Later on Friday, the U.S. non-farm payrolls report for April is expected to show the slowest jobs growth in almost 2-1/2 years. Economists polled by Reuters expect to see that U.S. employers added 180,000 new workers, in the smallest gain since December 2020, with the unemployment rate edging up to a still historically low 3.6%.

“We think further (rate) hikes are off the table,” said Emmanuel Cau, head of European equity strategy at Barclays. But he cautioned that only a “quick drop in inflation” or a “sharp weakening” of economic growth would lead the Fed to start cutting borrowing costs.

In government debt markets, U.S. Treasuries pared back some price gains after a strong performance all week. The yield on the two-year Treasury note , which tracks interest rate expectations, added 10 bps to 3.823%. The benchmark 10-year Treasury yield , which sets the tone for borrowing costs and asset pricing worldwide, was 5 bps higher at 3.4%. Bond yields move inversely to prices.

Germany’s 10-year bund yield , which reflects euro zone borrowing rates, rose 6 bps to 2.26% after falling for three straight sessions.

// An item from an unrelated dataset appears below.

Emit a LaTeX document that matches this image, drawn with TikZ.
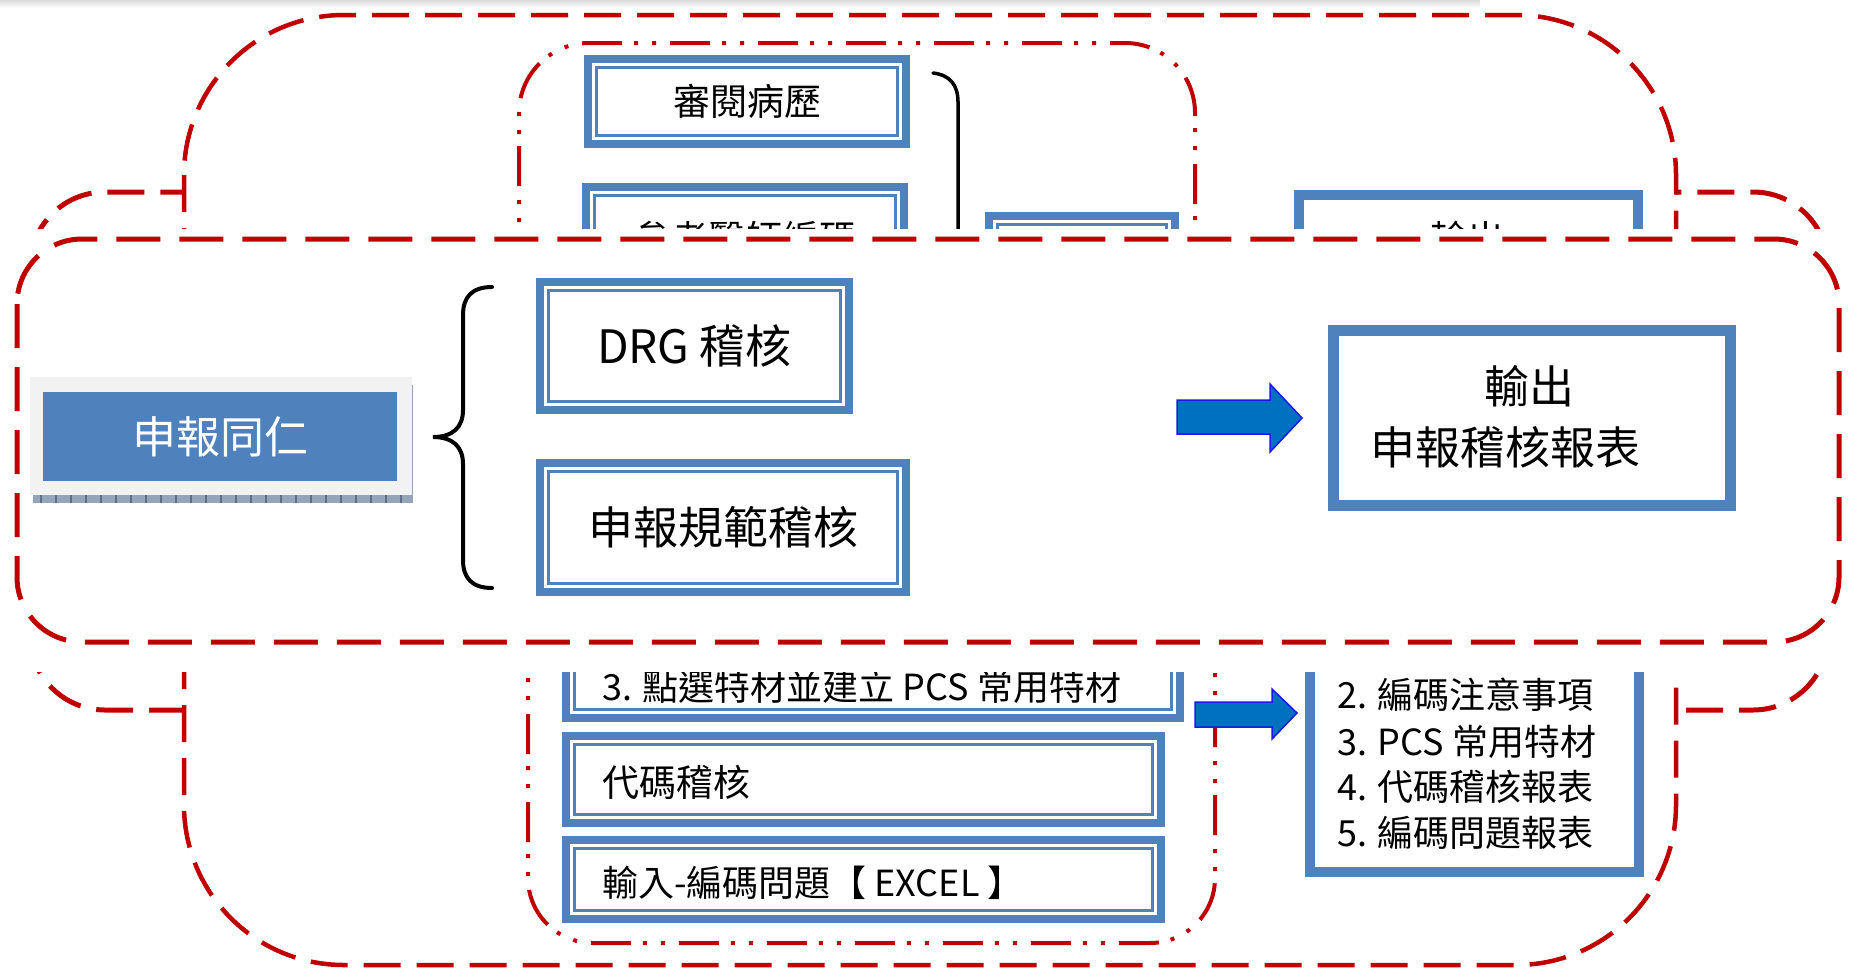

The European Central Bank raised its main deposit rate for the seventh time in this cycle on Thursday, to 3.25%, but markets pared back bets of how long it would continue hiking in its fight against high inflation.

Against a basket of currencies, the dollar eased 0.1%, heading for its seventh weekly decline out of the last eight weeks.

Sterling was last trading at $1.261, up 0.3% on the day, while the euro firmed 0.1% to $1.1027.

Spot gold was at $2,037.58 an ounce, not far from its all-time high of $2,072.49.

Brent was at $73.75, up 1.7% on the day.